No. Because not enough Maori are gaining the self-determination that really works - economic success, and independence from the clutches of government. Instead it's more dependency. It does our nation no good if a significant proportion of this population is waiting for the next welfare handout, or the next Treaty handout.

Progress for Maori comes the same as it does for any New Zealander who has aspirations - economic opportunity. There's a deceptively simple recipe - supportive families, good education and work.

Maori success in business, families and education gets lost among the recriminations for bad government policy.

The Clark Government's greatest failing is its abdication of duty to lead by honestly addressing the relationship between Maori and other New Zealanders.

Honesty and straight talking is essential if we are to trust each other.

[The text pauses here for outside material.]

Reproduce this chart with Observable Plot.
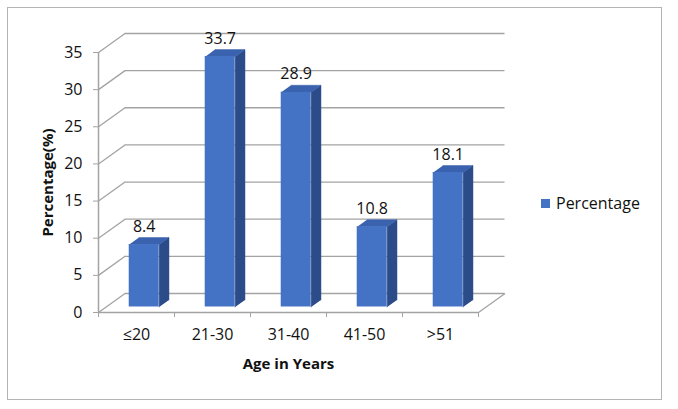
<!DOCTYPE html>
<html><head><meta charset="utf-8">
<script src="https://cdn.jsdelivr.net/npm/d3@7"></script>
<script src="https://cdn.jsdelivr.net/npm/@observablehq/plot@0.6"></script>
<style>
body{margin:0;background:#fff;font-family:"Open Sans",sans-serif;}
#wrap{position:relative;width:678px;height:409px;overflow:hidden;background:#fff}
#frame{position:absolute;left:7px;top:7px;width:655px;height:393px;border:1px solid #b4b4b4;box-sizing:border-box}
#chart{position:absolute;left:0;top:0}
#legend{position:absolute;left:541px;top:193px;font-size:16px;color:#111;display:flex;align-items:center;line-height:20px}
#legend .sw{display:inline-block;width:9px;height:9px;background:#4472c4;margin-right:6px}
</style></head><body>
<div id="wrap"><div id="frame"></div><div id="chart"></div><div id="legend"><span class="sw"></span><span id="legtxt"></span></div></div>
<script>
const categories = ["≤20", "21-30", "31-40", "41-50", ">51"];
const percentages = [8.4, 33.7, 28.9, 10.8, 18.1];
const yTicks = [0, 5, 10, 15, 20, 25, 30, 35];
const seriesName = "Percentage";
const xTitle = "Age in Years";
const yTitle = "Percentage(%)";

document.getElementById("legtxt").textContent = seriesName;

const gridColor = "#a3a3a3";
const textColor = "#111";
const frontColor = "#4472c4";
const sideColor = "#2c4b89";
const topColor = "#3a62ae";

// depth of the 3D box in data units
const DX = 0.349, DY = 2.56;
const f0 = 0.29, f1 = 0.66, HW = 0.197;
const a0 = DX * f0, b0 = DY * f0, a1 = DX * f1, b1 = DY * f1;

const rows = categories.map((c, i) => ({i, c, v: percentages[i]}));
const boundaries = categories.map((_, i) => i - 0.5).concat([categories.length - 0.5]);
const xMin = -0.5, xMax = categories.length - 0.5;

const sides = rows.flatMap(d => [
  {id: d.i, x: d.i + HW + a0, y: b0},
  {id: d.i, x: d.i + HW + a0, y: d.v + b0},
  {id: d.i, x: d.i + HW + a1, y: d.v + b1},
  {id: d.i, x: d.i + HW + a1, y: b1}
]);
const tops = rows.flatMap(d => [
  {id: d.i, x: d.i - HW + a0, y: d.v + b0},
  {id: d.i, x: d.i + HW + a0, y: d.v + b0},
  {id: d.i, x: d.i + HW + a1, y: d.v + b1},
  {id: d.i, x: d.i - HW + a1, y: d.v + b1}
]);
const fmt = d3.format(".1f");

const chart = Plot.plot({
  width: 678, height: 409,
  marginLeft: 98, marginRight: 200, marginTop: 52, marginBottom: 97,
  x: {type: "linear", domain: [xMin, xMax], axis: null, label: null},
  y: {domain: [0, 35], axis: null, label: null},
  style: {fontFamily: "Open Sans", fontSize: "16px", color: textColor, background: "transparent", overflow: "visible"},
  marks: [
    Plot.ruleY(yTicks, {y: d => d + DY, x1: xMin + DX, x2: xMax + DX, stroke: gridColor, strokeWidth: 1.3}),
    Plot.link(yTicks, {x1: xMin, y1: d => d, x2: xMin + DX, y2: d => d + DY, stroke: gridColor, strokeWidth: 1.3}),
    Plot.link([0], {x1: xMax, y1: 0, x2: xMax + DX, y2: DY, stroke: gridColor, strokeWidth: 1.3}),
    Plot.ruleY([0], {x1: xMin, x2: xMax, stroke: gridColor, strokeWidth: 1.5}),
    Plot.ruleX([xMin], {y1: 0, y2: 35, stroke: gridColor, strokeWidth: 1.5}),
    Plot.line(sides, {x: "x", y: "y", z: "id", fill: sideColor, stroke: sideColor, strokeWidth: 0.5, curve: "linear"}),
    Plot.line(tops, {x: "x", y: "y", z: "id", fill: topColor, stroke: topColor, strokeWidth: 0.5, curve: "linear"}),
    Plot.rect(rows, {x1: d => d.i - HW + a0, x2: d => d.i + HW + a0, y1: b0, y2: d => d.v + b0, fill: frontColor}),
    Plot.text(rows, {x: d => d.i + a0, y: d => d.v + b0, text: d => fmt(d.v), dy: -18, fontSize: 16, fill: textColor}),
    Plot.axisY({ticks: yTicks, tickFormat: d => String(d), label: null, tickSize: 5, tickPadding: 11, fontSize: 16, stroke: gridColor, fill: textColor}),
    Plot.axisX({ticks: boundaries, tickFormat: () => "", label: null, tickSize: 5, stroke: gridColor}),
    Plot.axisX({ticks: rows.map(d => d.i), tickFormat: i => categories[i], label: null, tickSize: 0, tickPadding: 16, fontSize: 16, fill: textColor}),
    Plot.text([xTitle], {frameAnchor: "bottom", dy: 52, lineAnchor: "middle", textAnchor: "middle", fontWeight: "bold", fontSize: 15, fill: textColor}),
    Plot.text([yTitle], {frameAnchor: "left", dx: -50, rotate: -90, lineAnchor: "middle", textAnchor: "middle", fontWeight: "bold", fontSize: 15, fill: textColor})
  ]
});
document.getElementById("chart").appendChild(chart);
</script>
</body></html>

And it's arrogant to say that if people were better educated they would think differently. We all have a sense of what it means to be a New Zealander - a sense of our nation. That's why the unease of so many New Zealanders must be heard.

It's time to rethink how this nation realises the promise of its foundation. We can be a country where every citizen is proud of our common New Zealand heritage, where our children know and respect our dramatic history, a country where everyone has the same rights and obligations.

Differences among us won't go away - they are part of our social fabric. But we can live better with the differences if we can break out of the suffocating atmosphere of political correctness, guilt and fear.

I believe in the inherent, reasonableness and fair-mindedness of New Zealanders.

National will make sure their voices and their concerns for their country are heard.

It's time for the people to take back the job of defining our democracy, to push aside the government theorists and bureaucrats.

You cannot force people to believe what they do not believe.

And, ultimately the Treaty will take the role it is given, not by bureaucrats, but by the citizens of our country.

It's time for people of goodwill to stand up for one standard of citizenship.

Lets make 2003 a turning point for the silent majority who are now ready to reclaim their country.